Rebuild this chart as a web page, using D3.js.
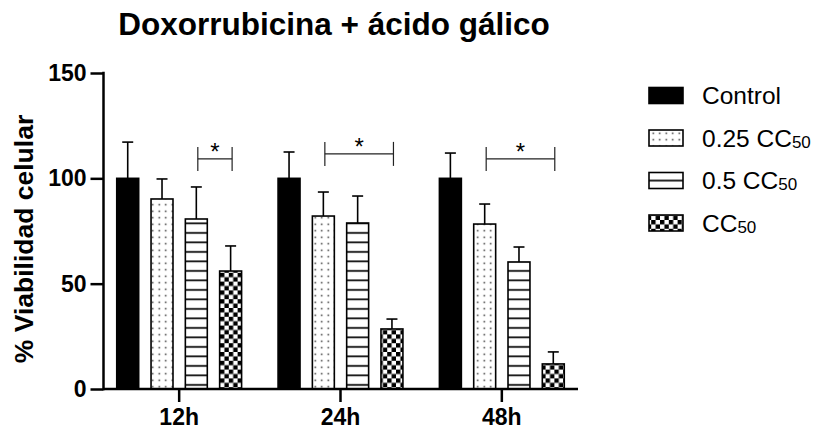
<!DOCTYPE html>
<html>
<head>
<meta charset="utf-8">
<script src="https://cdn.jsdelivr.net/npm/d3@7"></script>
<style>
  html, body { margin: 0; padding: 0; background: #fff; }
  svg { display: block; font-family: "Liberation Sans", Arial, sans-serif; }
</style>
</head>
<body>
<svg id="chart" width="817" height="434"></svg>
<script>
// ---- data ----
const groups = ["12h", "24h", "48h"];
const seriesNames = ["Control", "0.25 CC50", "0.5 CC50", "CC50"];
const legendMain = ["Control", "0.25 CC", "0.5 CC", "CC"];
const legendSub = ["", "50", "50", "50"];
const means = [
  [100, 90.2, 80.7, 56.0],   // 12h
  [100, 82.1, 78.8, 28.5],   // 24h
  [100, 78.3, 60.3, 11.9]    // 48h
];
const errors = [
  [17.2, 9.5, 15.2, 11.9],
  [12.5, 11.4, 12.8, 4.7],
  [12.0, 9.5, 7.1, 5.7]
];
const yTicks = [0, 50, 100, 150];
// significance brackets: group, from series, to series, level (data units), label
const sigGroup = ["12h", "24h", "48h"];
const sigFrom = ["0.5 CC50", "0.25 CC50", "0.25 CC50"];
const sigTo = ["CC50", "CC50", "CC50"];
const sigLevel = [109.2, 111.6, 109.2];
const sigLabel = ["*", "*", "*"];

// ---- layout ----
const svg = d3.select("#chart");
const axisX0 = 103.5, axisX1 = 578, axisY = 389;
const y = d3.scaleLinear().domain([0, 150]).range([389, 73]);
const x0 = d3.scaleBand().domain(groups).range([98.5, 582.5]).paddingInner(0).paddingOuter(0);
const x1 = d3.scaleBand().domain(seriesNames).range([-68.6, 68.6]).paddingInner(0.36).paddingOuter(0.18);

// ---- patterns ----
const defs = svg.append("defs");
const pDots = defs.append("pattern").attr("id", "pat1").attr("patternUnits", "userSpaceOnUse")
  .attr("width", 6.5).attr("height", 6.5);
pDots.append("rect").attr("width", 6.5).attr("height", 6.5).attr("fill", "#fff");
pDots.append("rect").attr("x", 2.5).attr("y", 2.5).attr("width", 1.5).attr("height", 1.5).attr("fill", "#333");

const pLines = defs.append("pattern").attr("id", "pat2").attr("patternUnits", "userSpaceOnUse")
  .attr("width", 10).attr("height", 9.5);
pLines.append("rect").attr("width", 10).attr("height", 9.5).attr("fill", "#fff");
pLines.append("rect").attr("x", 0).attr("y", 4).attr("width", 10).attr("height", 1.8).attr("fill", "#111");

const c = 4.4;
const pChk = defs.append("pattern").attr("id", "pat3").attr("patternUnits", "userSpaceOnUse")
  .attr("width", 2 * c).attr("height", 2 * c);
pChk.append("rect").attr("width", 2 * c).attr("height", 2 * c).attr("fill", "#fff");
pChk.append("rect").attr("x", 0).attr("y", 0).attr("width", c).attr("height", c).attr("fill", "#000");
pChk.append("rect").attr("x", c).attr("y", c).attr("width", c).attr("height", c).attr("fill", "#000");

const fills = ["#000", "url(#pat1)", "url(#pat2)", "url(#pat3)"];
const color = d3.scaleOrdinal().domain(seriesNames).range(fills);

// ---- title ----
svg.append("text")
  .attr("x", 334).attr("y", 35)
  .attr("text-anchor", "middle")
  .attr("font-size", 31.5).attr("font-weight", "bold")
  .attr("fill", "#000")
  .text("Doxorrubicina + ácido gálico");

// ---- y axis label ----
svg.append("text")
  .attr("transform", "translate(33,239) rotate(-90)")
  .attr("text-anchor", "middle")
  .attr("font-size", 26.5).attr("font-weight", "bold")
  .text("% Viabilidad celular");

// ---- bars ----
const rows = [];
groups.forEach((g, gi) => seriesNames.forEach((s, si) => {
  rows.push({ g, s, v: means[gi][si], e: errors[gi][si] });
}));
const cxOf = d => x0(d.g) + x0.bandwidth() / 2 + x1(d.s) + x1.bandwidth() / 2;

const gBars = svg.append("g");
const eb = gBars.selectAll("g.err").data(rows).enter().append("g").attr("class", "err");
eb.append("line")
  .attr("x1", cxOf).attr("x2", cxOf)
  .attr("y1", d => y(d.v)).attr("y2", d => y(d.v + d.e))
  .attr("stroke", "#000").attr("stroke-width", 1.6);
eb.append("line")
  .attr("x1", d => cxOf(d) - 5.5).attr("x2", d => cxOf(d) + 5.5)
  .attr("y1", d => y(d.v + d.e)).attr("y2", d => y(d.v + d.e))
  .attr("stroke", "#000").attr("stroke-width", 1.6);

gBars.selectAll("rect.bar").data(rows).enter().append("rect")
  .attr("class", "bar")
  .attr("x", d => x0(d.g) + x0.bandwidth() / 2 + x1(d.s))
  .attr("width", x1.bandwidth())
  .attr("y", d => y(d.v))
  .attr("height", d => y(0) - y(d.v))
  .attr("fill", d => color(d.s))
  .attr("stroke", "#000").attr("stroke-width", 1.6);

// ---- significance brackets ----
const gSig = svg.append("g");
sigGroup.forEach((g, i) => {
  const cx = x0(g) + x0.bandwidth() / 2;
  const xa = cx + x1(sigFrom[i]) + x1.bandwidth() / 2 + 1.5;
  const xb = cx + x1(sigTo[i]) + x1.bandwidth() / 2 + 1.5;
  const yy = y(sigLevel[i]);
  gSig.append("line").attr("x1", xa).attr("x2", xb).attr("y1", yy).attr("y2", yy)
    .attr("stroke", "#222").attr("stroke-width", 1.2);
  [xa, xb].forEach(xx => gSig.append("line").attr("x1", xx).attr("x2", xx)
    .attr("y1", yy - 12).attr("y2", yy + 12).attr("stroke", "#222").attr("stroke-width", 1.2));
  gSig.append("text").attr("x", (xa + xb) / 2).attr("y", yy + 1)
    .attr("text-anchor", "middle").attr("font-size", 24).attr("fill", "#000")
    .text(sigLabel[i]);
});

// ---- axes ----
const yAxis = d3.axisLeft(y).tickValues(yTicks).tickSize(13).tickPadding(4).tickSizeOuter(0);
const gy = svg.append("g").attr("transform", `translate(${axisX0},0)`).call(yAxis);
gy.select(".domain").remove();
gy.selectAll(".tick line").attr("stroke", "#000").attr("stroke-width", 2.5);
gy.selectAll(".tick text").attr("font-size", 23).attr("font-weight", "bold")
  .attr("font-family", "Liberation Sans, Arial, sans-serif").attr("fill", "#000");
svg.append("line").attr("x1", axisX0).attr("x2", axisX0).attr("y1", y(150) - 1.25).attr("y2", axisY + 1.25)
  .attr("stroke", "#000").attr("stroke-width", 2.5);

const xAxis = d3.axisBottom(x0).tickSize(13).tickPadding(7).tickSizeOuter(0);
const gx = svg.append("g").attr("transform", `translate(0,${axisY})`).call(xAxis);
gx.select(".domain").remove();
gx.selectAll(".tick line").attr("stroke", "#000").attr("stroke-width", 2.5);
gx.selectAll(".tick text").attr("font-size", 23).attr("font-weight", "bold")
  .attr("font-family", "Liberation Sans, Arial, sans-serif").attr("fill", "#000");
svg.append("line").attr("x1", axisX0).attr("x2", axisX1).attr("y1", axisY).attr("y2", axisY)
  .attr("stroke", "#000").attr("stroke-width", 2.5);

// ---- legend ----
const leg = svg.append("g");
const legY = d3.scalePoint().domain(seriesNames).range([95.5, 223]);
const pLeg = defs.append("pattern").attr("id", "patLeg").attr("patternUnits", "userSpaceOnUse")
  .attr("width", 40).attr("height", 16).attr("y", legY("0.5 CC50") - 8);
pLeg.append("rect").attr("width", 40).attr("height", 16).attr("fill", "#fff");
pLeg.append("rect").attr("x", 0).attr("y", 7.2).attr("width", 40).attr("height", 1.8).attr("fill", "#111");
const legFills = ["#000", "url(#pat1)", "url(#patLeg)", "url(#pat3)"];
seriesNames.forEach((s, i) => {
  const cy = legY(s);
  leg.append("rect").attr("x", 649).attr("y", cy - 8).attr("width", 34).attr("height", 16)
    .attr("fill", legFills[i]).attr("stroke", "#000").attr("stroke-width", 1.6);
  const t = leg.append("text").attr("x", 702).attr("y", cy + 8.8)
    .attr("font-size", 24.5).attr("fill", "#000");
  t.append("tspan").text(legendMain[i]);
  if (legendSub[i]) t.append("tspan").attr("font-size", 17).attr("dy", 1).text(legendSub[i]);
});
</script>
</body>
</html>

·····

* DIRECTIONS: Copy in full each line that holds the word "chart".

* ANSWER IN FULL:
Rebuild this chart as a web page, using D3.js.
<svg id="chart" width="817" height="434"></svg>
const svg = d3.select("#chart");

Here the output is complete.